[Short task] Produce word for word the lines of the data below running from the one that has "Recreate this image" to the one that has "plt.rcParams['font.weight'] = 'bold'", inclusive, and no others.

[Dataset entries]
_____
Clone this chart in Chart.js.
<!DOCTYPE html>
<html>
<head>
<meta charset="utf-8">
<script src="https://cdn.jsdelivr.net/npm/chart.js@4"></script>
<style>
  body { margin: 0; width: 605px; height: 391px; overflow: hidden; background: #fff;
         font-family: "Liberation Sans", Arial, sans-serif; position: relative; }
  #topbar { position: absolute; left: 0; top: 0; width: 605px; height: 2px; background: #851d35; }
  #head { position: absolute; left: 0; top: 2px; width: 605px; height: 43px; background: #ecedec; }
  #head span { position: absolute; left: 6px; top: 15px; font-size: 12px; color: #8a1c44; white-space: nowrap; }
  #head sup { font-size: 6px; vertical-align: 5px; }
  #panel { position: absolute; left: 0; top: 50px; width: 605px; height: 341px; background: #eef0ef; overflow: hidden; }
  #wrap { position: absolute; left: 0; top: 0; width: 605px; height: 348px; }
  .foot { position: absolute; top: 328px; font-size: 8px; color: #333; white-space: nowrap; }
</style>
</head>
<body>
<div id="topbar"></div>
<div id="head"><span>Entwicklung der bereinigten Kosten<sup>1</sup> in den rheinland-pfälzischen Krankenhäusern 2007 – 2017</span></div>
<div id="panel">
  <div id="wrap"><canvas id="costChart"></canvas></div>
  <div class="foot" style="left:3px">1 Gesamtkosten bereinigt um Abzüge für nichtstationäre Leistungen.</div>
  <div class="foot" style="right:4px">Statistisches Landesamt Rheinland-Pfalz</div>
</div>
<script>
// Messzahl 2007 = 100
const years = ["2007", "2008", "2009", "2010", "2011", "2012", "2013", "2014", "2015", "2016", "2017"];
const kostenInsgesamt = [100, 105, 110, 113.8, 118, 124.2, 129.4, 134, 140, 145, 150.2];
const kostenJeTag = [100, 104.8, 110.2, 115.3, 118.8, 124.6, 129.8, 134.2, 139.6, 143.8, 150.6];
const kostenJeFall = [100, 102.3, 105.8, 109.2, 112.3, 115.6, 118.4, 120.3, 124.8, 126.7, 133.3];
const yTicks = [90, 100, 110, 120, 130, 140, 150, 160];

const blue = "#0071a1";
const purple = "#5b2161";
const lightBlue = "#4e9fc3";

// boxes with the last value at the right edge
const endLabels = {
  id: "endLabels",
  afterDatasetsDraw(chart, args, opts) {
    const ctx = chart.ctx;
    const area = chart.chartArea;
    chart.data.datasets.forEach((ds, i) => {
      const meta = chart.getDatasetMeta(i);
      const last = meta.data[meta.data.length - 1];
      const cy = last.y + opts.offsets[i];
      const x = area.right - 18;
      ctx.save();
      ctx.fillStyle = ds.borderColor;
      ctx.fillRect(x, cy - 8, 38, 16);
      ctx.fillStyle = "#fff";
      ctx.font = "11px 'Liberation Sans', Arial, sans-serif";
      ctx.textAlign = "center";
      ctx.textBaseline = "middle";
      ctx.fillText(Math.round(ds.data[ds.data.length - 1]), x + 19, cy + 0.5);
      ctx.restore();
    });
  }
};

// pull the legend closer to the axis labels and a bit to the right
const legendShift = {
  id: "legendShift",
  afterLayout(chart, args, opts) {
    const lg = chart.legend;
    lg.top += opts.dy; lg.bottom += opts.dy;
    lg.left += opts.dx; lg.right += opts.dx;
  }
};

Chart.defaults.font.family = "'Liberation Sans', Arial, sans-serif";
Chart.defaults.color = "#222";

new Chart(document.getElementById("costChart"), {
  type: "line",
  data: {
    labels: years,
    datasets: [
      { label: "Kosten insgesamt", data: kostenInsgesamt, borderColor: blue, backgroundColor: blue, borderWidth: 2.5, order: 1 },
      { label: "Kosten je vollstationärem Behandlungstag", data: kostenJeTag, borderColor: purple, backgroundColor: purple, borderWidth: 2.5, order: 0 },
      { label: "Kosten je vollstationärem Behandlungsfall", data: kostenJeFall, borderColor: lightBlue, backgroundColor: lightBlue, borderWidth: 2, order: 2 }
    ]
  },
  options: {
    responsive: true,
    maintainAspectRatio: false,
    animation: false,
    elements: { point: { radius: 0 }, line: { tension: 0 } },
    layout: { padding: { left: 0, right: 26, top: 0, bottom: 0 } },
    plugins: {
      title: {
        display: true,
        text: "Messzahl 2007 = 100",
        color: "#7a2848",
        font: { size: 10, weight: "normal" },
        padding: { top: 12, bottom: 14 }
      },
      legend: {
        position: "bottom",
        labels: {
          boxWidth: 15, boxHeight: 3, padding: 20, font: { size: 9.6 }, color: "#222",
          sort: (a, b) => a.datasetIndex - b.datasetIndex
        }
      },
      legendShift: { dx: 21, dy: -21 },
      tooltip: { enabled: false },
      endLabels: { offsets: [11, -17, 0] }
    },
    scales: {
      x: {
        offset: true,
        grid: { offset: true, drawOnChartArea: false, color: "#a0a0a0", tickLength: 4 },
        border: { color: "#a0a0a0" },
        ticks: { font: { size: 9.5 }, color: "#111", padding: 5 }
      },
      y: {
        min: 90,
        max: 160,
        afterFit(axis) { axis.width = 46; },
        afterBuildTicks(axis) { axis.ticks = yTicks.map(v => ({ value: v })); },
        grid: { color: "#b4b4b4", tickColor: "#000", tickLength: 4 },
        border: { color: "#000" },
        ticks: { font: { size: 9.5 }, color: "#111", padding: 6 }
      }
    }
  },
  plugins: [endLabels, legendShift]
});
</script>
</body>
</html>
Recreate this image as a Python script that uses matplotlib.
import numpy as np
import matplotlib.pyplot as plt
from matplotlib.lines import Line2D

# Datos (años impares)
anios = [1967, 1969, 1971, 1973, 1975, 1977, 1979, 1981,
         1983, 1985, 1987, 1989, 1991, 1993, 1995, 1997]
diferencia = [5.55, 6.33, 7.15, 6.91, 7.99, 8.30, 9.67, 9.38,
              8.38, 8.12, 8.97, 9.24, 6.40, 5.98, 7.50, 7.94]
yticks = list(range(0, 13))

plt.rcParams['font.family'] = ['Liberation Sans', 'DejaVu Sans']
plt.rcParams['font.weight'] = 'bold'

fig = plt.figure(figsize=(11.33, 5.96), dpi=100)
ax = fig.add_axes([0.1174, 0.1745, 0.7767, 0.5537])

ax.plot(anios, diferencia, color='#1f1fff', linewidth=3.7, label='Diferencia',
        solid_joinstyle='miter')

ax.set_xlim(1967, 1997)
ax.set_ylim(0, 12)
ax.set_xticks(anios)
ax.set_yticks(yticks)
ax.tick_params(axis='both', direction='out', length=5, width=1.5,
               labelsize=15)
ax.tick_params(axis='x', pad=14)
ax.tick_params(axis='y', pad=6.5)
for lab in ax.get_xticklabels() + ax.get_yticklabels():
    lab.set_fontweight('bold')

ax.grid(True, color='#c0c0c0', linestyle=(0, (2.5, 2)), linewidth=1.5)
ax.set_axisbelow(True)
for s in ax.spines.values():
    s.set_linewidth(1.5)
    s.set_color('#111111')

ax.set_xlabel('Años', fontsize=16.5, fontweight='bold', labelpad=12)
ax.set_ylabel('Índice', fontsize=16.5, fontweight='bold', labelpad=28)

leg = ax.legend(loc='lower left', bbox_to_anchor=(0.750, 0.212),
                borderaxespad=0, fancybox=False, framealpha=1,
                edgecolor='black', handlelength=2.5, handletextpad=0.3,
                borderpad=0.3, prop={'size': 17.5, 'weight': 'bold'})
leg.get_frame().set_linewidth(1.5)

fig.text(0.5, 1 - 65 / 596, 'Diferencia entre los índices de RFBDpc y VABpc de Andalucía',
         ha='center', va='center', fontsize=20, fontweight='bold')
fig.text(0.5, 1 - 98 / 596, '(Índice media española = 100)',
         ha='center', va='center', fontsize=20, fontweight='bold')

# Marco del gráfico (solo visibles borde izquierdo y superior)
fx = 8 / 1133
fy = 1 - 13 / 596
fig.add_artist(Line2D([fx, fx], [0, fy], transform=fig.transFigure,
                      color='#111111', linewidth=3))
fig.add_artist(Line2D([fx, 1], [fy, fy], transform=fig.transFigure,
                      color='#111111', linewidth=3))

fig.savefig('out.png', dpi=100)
_____
[Solution to this problem]
Recreate this image as a Python script that uses matplotlib.
import numpy as np
import matplotlib.pyplot as plt
from matplotlib.lines import Line2D

# Datos (años impares)
anios = [1967, 1969, 1971, 1973, 1975, 1977, 1979, 1981,
         1983, 1985, 1987, 1989, 1991, 1993, 1995, 1997]
diferencia = [5.55, 6.33, 7.15, 6.91, 7.99, 8.30, 9.67, 9.38,
              8.38, 8.12, 8.97, 9.24, 6.40, 5.98, 7.50, 7.94]
yticks = list(range(0, 13))

plt.rcParams['font.family'] = ['Liberation Sans', 'DejaVu Sans']
plt.rcParams['font.weight'] = 'bold'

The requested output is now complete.